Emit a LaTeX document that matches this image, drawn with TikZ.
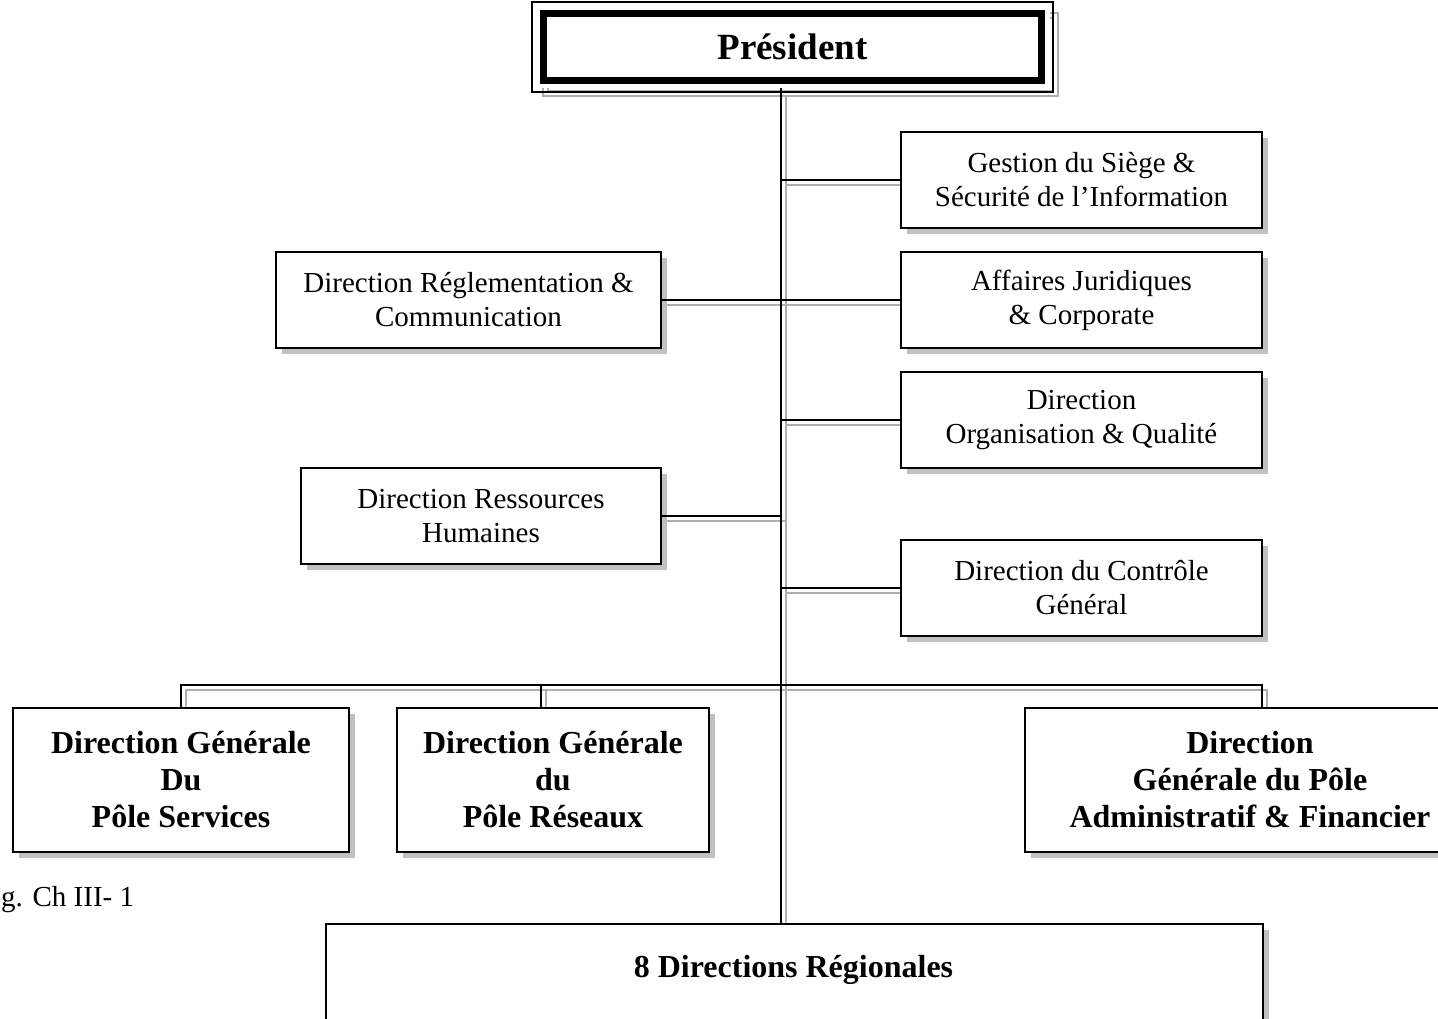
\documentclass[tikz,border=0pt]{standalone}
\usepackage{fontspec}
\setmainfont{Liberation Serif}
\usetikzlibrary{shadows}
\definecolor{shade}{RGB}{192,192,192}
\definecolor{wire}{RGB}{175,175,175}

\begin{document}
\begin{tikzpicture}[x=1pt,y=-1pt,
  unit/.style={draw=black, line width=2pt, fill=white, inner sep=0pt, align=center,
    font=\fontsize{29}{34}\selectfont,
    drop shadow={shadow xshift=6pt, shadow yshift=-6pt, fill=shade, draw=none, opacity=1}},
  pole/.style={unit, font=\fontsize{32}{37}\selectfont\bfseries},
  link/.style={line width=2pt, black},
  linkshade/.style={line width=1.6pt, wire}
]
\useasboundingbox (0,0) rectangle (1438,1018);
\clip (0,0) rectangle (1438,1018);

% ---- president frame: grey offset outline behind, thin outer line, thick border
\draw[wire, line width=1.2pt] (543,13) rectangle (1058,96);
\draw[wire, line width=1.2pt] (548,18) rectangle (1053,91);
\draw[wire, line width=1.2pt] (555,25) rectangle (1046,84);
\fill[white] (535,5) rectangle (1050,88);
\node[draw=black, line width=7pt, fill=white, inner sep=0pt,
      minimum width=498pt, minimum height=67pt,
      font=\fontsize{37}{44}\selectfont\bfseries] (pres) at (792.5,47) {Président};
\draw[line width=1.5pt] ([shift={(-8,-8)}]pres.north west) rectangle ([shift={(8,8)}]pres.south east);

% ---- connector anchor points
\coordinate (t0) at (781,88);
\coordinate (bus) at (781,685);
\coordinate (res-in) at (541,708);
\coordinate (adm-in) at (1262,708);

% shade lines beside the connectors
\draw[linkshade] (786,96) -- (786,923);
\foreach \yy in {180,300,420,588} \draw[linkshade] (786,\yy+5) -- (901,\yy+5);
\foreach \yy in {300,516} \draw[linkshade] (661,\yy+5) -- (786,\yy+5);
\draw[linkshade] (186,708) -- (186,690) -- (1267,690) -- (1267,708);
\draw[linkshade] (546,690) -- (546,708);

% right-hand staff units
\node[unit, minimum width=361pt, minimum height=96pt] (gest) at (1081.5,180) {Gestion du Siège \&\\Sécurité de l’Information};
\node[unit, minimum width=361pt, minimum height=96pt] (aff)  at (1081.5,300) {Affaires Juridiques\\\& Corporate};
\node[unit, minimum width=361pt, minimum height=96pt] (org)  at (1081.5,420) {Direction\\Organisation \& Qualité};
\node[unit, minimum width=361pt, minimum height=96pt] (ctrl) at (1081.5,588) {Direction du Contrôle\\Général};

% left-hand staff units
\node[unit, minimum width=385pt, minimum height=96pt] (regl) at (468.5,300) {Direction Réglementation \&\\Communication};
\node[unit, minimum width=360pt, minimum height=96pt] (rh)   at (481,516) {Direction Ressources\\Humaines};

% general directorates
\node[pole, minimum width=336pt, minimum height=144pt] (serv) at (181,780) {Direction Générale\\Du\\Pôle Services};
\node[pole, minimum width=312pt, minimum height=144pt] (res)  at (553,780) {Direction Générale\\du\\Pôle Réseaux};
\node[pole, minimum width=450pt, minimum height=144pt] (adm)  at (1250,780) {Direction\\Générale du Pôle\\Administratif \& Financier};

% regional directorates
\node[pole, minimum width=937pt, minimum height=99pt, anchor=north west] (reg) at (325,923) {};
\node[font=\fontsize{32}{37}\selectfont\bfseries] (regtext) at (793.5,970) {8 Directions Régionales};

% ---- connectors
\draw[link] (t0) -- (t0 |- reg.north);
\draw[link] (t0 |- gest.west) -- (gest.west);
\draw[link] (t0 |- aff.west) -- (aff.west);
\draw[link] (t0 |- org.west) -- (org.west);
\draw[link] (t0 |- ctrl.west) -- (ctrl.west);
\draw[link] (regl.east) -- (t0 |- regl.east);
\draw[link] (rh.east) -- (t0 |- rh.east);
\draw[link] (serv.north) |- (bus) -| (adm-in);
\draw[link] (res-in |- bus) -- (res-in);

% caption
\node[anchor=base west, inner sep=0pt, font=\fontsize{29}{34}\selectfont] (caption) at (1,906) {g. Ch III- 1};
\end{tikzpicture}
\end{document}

● ● ● ●

EXERCISE DESCRIPTION
Output the data exactly. Pictures don't belong in the result.

CORRECT RESPONSE
Emit a LaTeX document that matches this image, drawn with TikZ.
\documentclass[tikz,border=0pt]{standalone}
\usepackage{fontspec}
\setmainfont{Liberation Serif}
\usetikzlibrary{shadows}
\definecolor{shade}{RGB}{192,192,192}
\definecolor{wire}{RGB}{175,175,175}

\begin{document}
\begin{tikzpicture}[x=1pt,y=-1pt,
  unit/.style={draw=black, line width=2pt, fill=white, inner sep=0pt, align=center,
    font=\fontsize{29}{34}\selectfont,
    drop shadow={shadow xshift=6pt, shadow yshift=-6pt, fill=shade, draw=none, opacity=1}},
  pole/.style={unit, font=\fontsize{32}{37}\selectfont\bfseries},
  link/.style={line width=2pt, black},
  linkshade/.style={line width=1.6pt, wire}
]
\useasboundingbox (0,0) rectangle (1438,1018);
\clip (0,0) rectangle (1438,1018);

% ---- president frame: grey offset outline behind, thin outer line, thick border
\draw[wire, line width=1.2pt] (543,13) rectangle (1058,96);
\draw[wire, line width=1.2pt] (548,18) rectangle (1053,91);
\draw[wire, line width=1.2pt] (555,25) rectangle (1046,84);
\fill[white] (535,5) rectangle (1050,88);
\node[draw=black, line width=7pt, fill=white, inner sep=0pt,
      minimum width=498pt, minimum height=67pt,
      font=\fontsize{37}{44}\selectfont\bfseries] (pres) at (792.5,47) {Président};
\draw[line width=1.5pt] ([shift={(-8,-8)}]pres.north west) rectangle ([shift={(8,8)}]pres.south east);

% ---- connector anchor points
\coordinate (t0) at (781,88);
\coordinate (bus) at (781,685);
\coordinate (res-in) at (541,708);
\coordinate (adm-in) at (1262,708);

% shade lines beside the connectors
\draw[linkshade] (786,96) -- (786,923);
\foreach \yy in {180,300,420,588} \draw[linkshade] (786,\yy+5) -- (901,\yy+5);
\foreach \yy in {300,516} \draw[linkshade] (661,\yy+5) -- (786,\yy+5);
\draw[linkshade] (186,708) -- (186,690) -- (1267,690) -- (1267,708);
\draw[linkshade] (546,690) -- (546,708);

% right-hand staff units
\node[unit, minimum width=361pt, minimum height=96pt] (gest) at (1081.5,180) {Gestion du Siège \&\\Sécurité de l’Information};
\node[unit, minimum width=361pt, minimum height=96pt] (aff)  at (1081.5,300) {Affaires Juridiques\\\& Corporate};
\node[unit, minimum width=361pt, minimum height=96pt] (org)  at (1081.5,420) {Direction\\Organisation \& Qualité};
\node[unit, minimum width=361pt, minimum height=96pt] (ctrl) at (1081.5,588) {Direction du Contrôle\\Général};

% left-hand staff units
\node[unit, minimum width=385pt, minimum height=96pt] (regl) at (468.5,300) {Direction Réglementation \&\\Communication};
\node[unit, minimum width=360pt, minimum height=96pt] (rh)   at (481,516) {Direction Ressources\\Humaines};

% general directorates
\node[pole, minimum width=336pt, minimum height=144pt] (serv) at (181,780) {Direction Générale\\Du\\Pôle Services};
\node[pole, minimum width=312pt, minimum height=144pt] (res)  at (553,780) {Direction Générale\\du\\Pôle Réseaux};
\node[pole, minimum width=450pt, minimum height=144pt] (adm)  at (1250,780) {Direction\\Générale du Pôle\\Administratif \& Financier};

% regional directorates
\node[pole, minimum width=937pt, minimum height=99pt, anchor=north west] (reg) at (325,923) {};
\node[font=\fontsize{32}{37}\selectfont\bfseries] (regtext) at (793.5,970) {8 Directions Régionales};

% ---- connectors
\draw[link] (t0) -- (t0 |- reg.north);
\draw[link] (t0 |- gest.west) -- (gest.west);
\draw[link] (t0 |- aff.west) -- (aff.west);
\draw[link] (t0 |- org.west) -- (org.west);
\draw[link] (t0 |- ctrl.west) -- (ctrl.west);
\draw[link] (regl.east) -- (t0 |- regl.east);
\draw[link] (rh.east) -- (t0 |- rh.east);
\draw[link] (serv.north) |- (bus) -| (adm-in);
\draw[link] (res-in |- bus) -- (res-in);

% caption
\node[anchor=base west, inner sep=0pt, font=\fontsize{29}{34}\selectfont] (caption) at (1,906) {g. Ch III- 1};
\end{tikzpicture}
\end{document}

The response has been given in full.